Adam Lashinsky 2010年06月12日
Microsoft's CEO knows the future of personal computing lies with mobile, yet he continues to live in the past.

    I sat incredulous last week listening to Steve Ballmer display more out-to-lunchness than I've ever heard from a major CEO. His company, Microsoft (MSFT), only recently lost the battle of most valuable technology company to Apple (AAPL). He is presiding over the umpteenth reorganization of the company he has run for years, having succeeded his pal, Bill Gates. His online business, whose Bing search engine is making modest gains against industry leader Google, lost more than $700 million last quarter.

    Yet here was Ballmer traveling down a semantical rabbit hole over the future of the PCs. In Ballmerworld, it doesn't matter that the PC is shrinking in relevance. Any device is a computer, and people will want to use Windows because they're so familiar with it. By the way, Windows 7, Microsoft's latest release, is crushing it, further proof that computer users love Microsoft.

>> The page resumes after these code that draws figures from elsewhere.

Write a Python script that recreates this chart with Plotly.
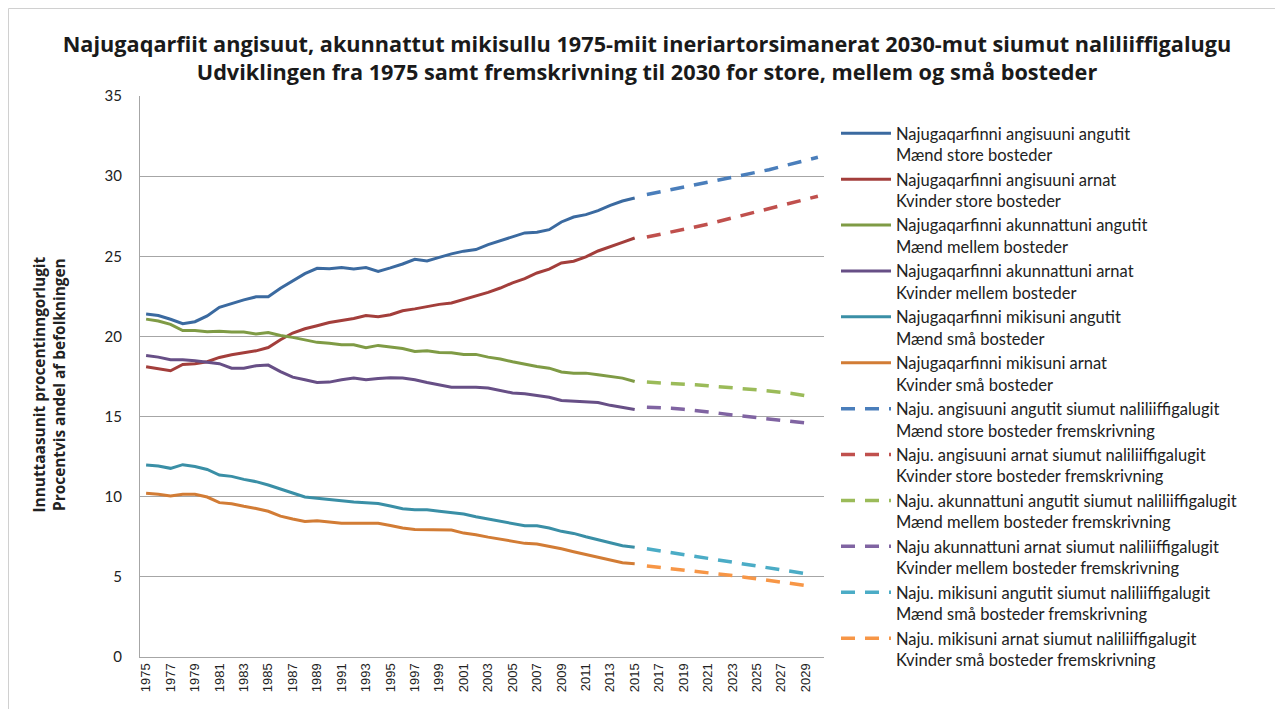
import plotly.graph_objects as go

years_hist = list(range(1975, 2016))
years_proj_long = list(range(2016, 2031))
years_proj_short = list(range(2016, 2030))

maend_store = [21.4, 21.3, 21.07, 20.8, 20.92, 21.28, 21.82, 22.06, 22.28, 22.47, 22.47,
               23.0, 23.44, 23.92, 24.25, 24.22, 24.3, 24.2, 24.3, 24.06, 24.28,
               24.52, 24.81, 24.71, 24.93, 25.15, 25.32, 25.42, 25.73, 25.98, 26.25,
               26.46, 26.5, 26.66, 27.14, 27.45, 27.6, 27.85, 28.18, 28.45, 28.64]
kvinder_store = [18.11, 18.0, 17.86, 18.25, 18.3, 18.42, 18.69, 18.86, 19.0, 19.1, 19.31,
                 19.79, 20.21, 20.48, 20.67, 20.87, 21.0, 21.12, 21.3, 21.23, 21.35,
                 21.6, 21.72, 21.88, 22.0, 22.09, 22.3, 22.5, 22.75, 23.02, 23.34,
                 23.6, 23.96, 24.2, 24.58, 24.69, 24.96, 25.33, 25.62, 25.87, 26.14]
maend_mellem = [21.08, 20.96, 20.75, 20.37, 20.37, 20.29, 20.33, 20.27, 20.27, 20.15, 20.25,
                20.06, 19.94, 19.79, 19.63, 19.58, 19.48, 19.48, 19.29, 19.44, 19.35,
                19.25, 19.06, 19.1, 19.0, 18.98, 18.88, 18.88, 18.71, 18.59, 18.42,
                18.27, 18.13, 18.02, 17.78, 17.71, 17.71, 17.61, 17.5, 17.4, 17.19]
kvinder_mellem = [18.81, 18.71, 18.54, 18.54, 18.48, 18.38, 18.3, 18.02, 18.02, 18.17, 18.21,
                  17.8, 17.46, 17.3, 17.13, 17.15, 17.3, 17.4, 17.3, 17.38, 17.42,
                  17.41, 17.3, 17.13, 17.0, 16.83, 16.83, 16.83, 16.78, 16.63, 16.47,
                  16.42, 16.3, 16.21, 16.0, 15.96, 15.92, 15.88, 15.7, 15.55, 15.44]
maend_smaa = [11.98, 11.91, 11.77, 12.0, 11.89, 11.7, 11.35, 11.27, 11.08, 10.94, 10.73,
              10.5, 10.23, 9.98, 9.9, 9.85, 9.77, 9.67, 9.63, 9.58, 9.42,
              9.25, 9.19, 9.19, 9.1, 9.0, 8.92, 8.75, 8.61, 8.46, 8.3,
              8.19, 8.19, 8.05, 7.84, 7.71, 7.5, 7.3, 7.13, 6.94, 6.84]
kvinder_smaa = [10.21, 10.15, 10.04, 10.15, 10.15, 9.98, 9.63, 9.56, 9.4, 9.27, 9.09,
                8.79, 8.61, 8.46, 8.5, 8.4, 8.34, 8.34, 8.32, 8.34, 8.21,
                8.05, 7.96, 7.94, 7.92, 7.92, 7.73, 7.63, 7.48, 7.34, 7.19,
                7.09, 7.05, 6.92, 6.75, 6.57, 6.4, 6.24, 6.05, 5.88, 5.82]

proj_maend_store = [28.85, 29.0, 29.15, 29.3, 29.45, 29.6, 29.75, 29.9, 30.05, 30.2,
                    30.4, 30.6, 30.8, 31.0, 31.18]
proj_kvinder_store = [26.2, 26.35, 26.5, 26.7, 26.85, 27.0, 27.2, 27.4, 27.55, 27.75,
                      27.95, 28.15, 28.35, 28.55, 28.75]
proj_maend_mellem = [17.15, 17.12, 17.08, 17.02, 16.98, 16.92, 16.87, 16.8, 16.74, 16.67,
                     16.6, 16.52, 16.43, 16.3]
proj_kvinder_mellem = [15.58, 15.57, 15.52, 15.45, 15.38, 15.3, 15.2, 15.1, 15.02, 14.93,
                       14.85, 14.77, 14.68, 14.6]
proj_maend_smaa = [6.75, 6.63, 6.5, 6.38, 6.26, 6.14, 6.03, 5.91, 5.8, 5.68,
                   5.56, 5.45, 5.33, 5.2]
proj_kvinder_smaa = [5.68, 5.6, 5.52, 5.44, 5.36, 5.27, 5.18, 5.08, 4.98, 4.88,
                     4.78, 4.68, 4.57, 4.46]

names = [
    "Najugaqarfinni angisuuni angutit<br>Mænd store bosteder",
    "Najugaqarfinni angisuuni arnat<br>Kvinder store bosteder",
    "Najugaqarfinni akunnattuni angutit<br>Mænd mellem bosteder",
    "Najugaqarfinni akunnattuni arnat<br>Kvinder mellem bosteder",
    "Najugaqarfinni mikisuni angutit<br>Mænd små bosteder",
    "Najugaqarfinni mikisuni arnat<br>Kvinder små bosteder",
    "Naju. angisuuni angutit siumut naliliiffigalugit<br>Mænd store bosteder fremskrivning",
    "Naju. angisuuni arnat siumut naliliiffigalugit<br>Kvinder store bosteder fremskrivning",
    "Naju. akunnattuni angutit siumut naliliiffigalugit<br>Mænd mellem bosteder fremskrivning",
    "Naju akunnattuni arnat siumut naliliiffigalugit<br>Kvinder mellem bosteder fremskrivning",
    "Naju. mikisuni angutit siumut naliliiffigalugit<br>Mænd små bosteder fremskrivning",
    "Naju. mikisuni arnat siumut naliliiffigalugit<br>Kvinder små bosteder fremskrivning",
]

hist_series = [maend_store, kvinder_store, maend_mellem, kvinder_mellem, maend_smaa, kvinder_smaa]
proj_series = [proj_maend_store, proj_kvinder_store, proj_maend_mellem,
               proj_kvinder_mellem, proj_maend_smaa, proj_kvinder_smaa]
proj_years = [years_proj_long, years_proj_long, years_proj_short,
              years_proj_short, years_proj_short, years_proj_short]

solid_colors = ["#3B6AA0", "#A33E3B", "#7F9B45", "#674F86", "#3A8FA6", "#D27C35"]
dash_colors = ["#4A7EBB", "#C0504D", "#9BBB59", "#8064A2", "#4BACC6", "#F79646"]

fig = go.Figure()
for k, (name, ys, c) in enumerate(zip(names[:6], hist_series, solid_colors)):
    fig.add_trace(go.Scatter(x=years_hist, y=ys, mode="lines", name=name,
                             legendgroup=f"g{k}",
                             line=dict(color=c, width=3)))
for k, (name, xs, ys, c) in enumerate(zip(names[6:], proj_years, proj_series, dash_colors)):
    fig.add_trace(go.Scatter(x=xs, y=ys, mode="lines", name=name,
                             legendgroup=f"g{k + 6}",
                             line=dict(color=c, width=3.5, dash="14px,10px")))

tick_years = list(range(1975, 2030, 2))

# figure is drawn inside the page's 8px body margin, so it is 8px smaller
W, H = 1275, 701
PL, PT = 132, 88          # plot area left / top in figure coords
PW, PH = 684, 561         # plot area size

fig.update_layout(
    width=W, height=H,
    paper_bgcolor="white", plot_bgcolor="white",
    margin=dict(l=PL, r=W - PL - PW, t=PT, b=H - PT - PH),
    title=dict(
        text="Najugaqarfiit angisuut, akunnattut mikisullu 1975-miit ineriartorsimanerat 2030-mut siumut naliliiffigalugu<br>Udviklingen fra 1975 samt fremskrivning til 2030 for store, mellem og små bosteder",
        font=dict(family="Open Sans", size=21.7, color="#1A1A1A", weight="bold"),
        x=639 / W, xanchor="center", xref="container",
        y=(H - 44) / H, yanchor="middle", yref="container",
    ),
    font=dict(family="Liberation Sans", color="#222222"),
    xaxis=dict(
        range=[1974.5, 2030.5], tickmode="array", tickvals=tick_years,
        ticktext=[str(y) for y in tick_years], tickangle=-90,
        tickfont=dict(size=13, family="Liberation Sans", color="#222222"),
        showgrid=False, showline=True, linecolor="#A6A6A6", linewidth=1.3,
        ticks="", zeroline=False,
    ),
    yaxis=dict(
        range=[0, 35], tickmode="array", tickvals=[0, 5, 10, 15, 20, 25, 30, 35],
        tickfont=dict(size=15, family="Lato", color="#222222"),
        showgrid=True, gridcolor="#A6A6A6", gridwidth=1.2,
        showline=True, linecolor="#A6A6A6", linewidth=1.3,
        ticks="", zeroline=False, ticklabelstandoff=14,
    ),
    legend=dict(
        x=(836 - 140) / PW, y=(657 - 116) / PH, xanchor="left", yanchor="top",
        font=dict(family="Lato", size=16.5, color="#222222"),
        valign="top", tracegroupgap=0, itemwidth=50,
        bgcolor="rgba(0,0,0,0)",
    ),
    showlegend=True,
    annotations=[dict(
        text="<b>Innuttaasunit procentinngorlugit<br>Procentvis andel af befolkningen</b>",
        xref="paper", yref="paper", x=(48.5 - 140) / PW, y=(657 - 385) / PH,
        xanchor="center", yanchor="middle", showarrow=False, textangle=-90,
        font=dict(family="Open Sans", size=15.4, color="#222222"),
    )],
    shapes=[
        dict(type="rect", xref="paper", yref="paper",
             x0=(-PL + 0.5) / PW, x1=(W + 10 - PL) / PW,
             y0=-(H - PT - PH + 10) / PH, y1=(PT + PH - 0.5) / PH,
             line=dict(color="#D0D0D0", width=1), fillcolor="rgba(0,0,0,0)", layer="below"),
    ],
)

fig.write_html("out.html")
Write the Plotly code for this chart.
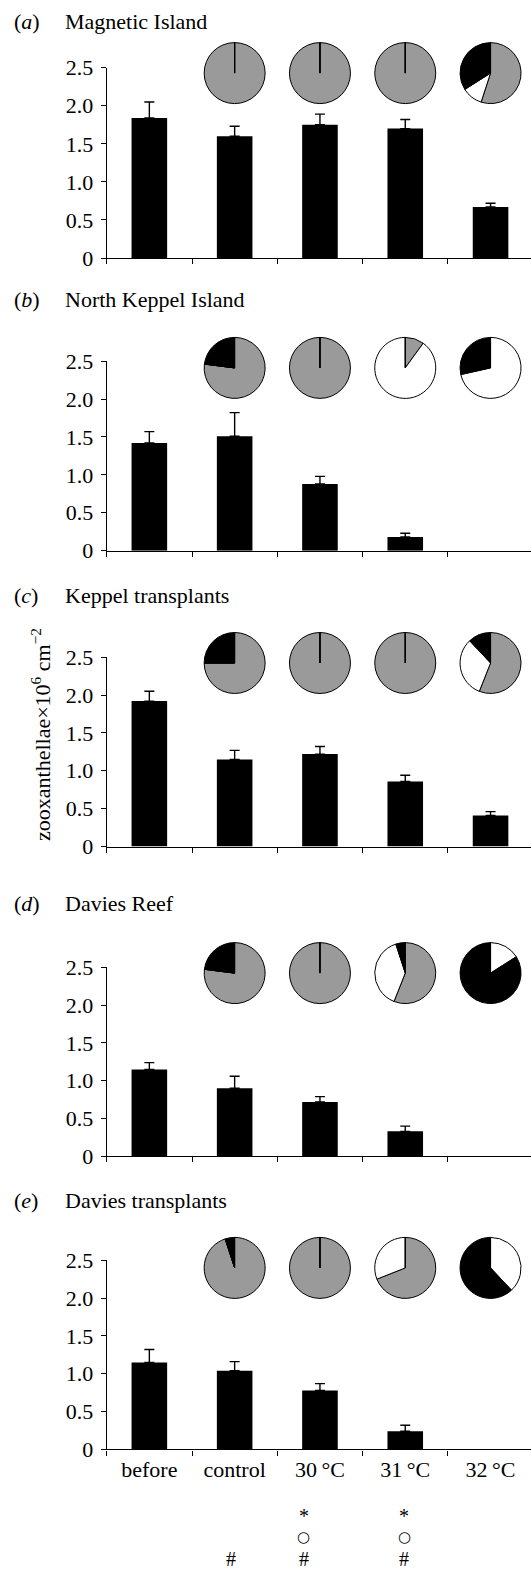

    CEOs certainly are paid to put on a happy face and represent as well as possible. But hearing Ballmer at the Wall Street Journal's D conference left me with one question: What is the guy smoking? Windows 7 has been a "success" in part because Microsoft's previous effort, Vista, was such a stinker. Businesses the world over held off so long on upgrading their PCs that once Microsoft got it right they had no choice but to start replacing obsolete equipment.

    Semantics aside, Ballmer knows as well as anyone that the future of personal-computer industry is in mobile devices. Here, Microsoft's hand is so weak that its most important global equipment partner, Hewlett-Packard (HPQ), is buying a beleaguered smartphone maker, Palm (PALM), for its superior mobile operating system. Ballmer's reminiscing that Microsoft was ahead of the curve on mobile software only draws attention to the fact that the PC kingpin's cash, power, research and market might have left it approximately nothing in the phone arena. That's not good. If the growth is in mobile devices and Microsoft can't shoot straight on anything other than a PC or a laptop (and, to give credit where its due, gaming devices), then its fearsome cash flow and market position in the corporate enterprise mean less than nothing going forward. In the area of computing where Microsoft has been thrashed by Apple, it is nothing more than an extremely well-funded yet dysfunctional and emotionally scarred company. (This seems like a good time to point out that Microsoft has been pursuing tablet computers for a decade, the very segment Apple dominated in a couple months. But then that would feel like piling on.)

    There's more. Ballmer came across as obsessed with the competition. That, at least, is prudent yet doesn't sound good. He spoke at length about Google (GOOG), Apple, Nokia (NOK) and Research in Motion (RIMM). (To his credit, he was responding candidly and thoughtfully to an interviewer's questions.) Young Mark Zuckerberg, in contrast, fed the audience a line about Facebook's most challenging competitor being a company it hasn't necessarily encountered yet. Trite, yes. But also not defensive, and supremely confident.

    The current issue of Fast Company has a thumbsucker suggesting that it's time for Ballmer to go -- and that he should be replaced by Bill Gates. An even more embarrassing chart in the New York Times the day after Apple passed Microsoft in value starkly showed the turning point at Microsoft: the year Ballmer became CEO.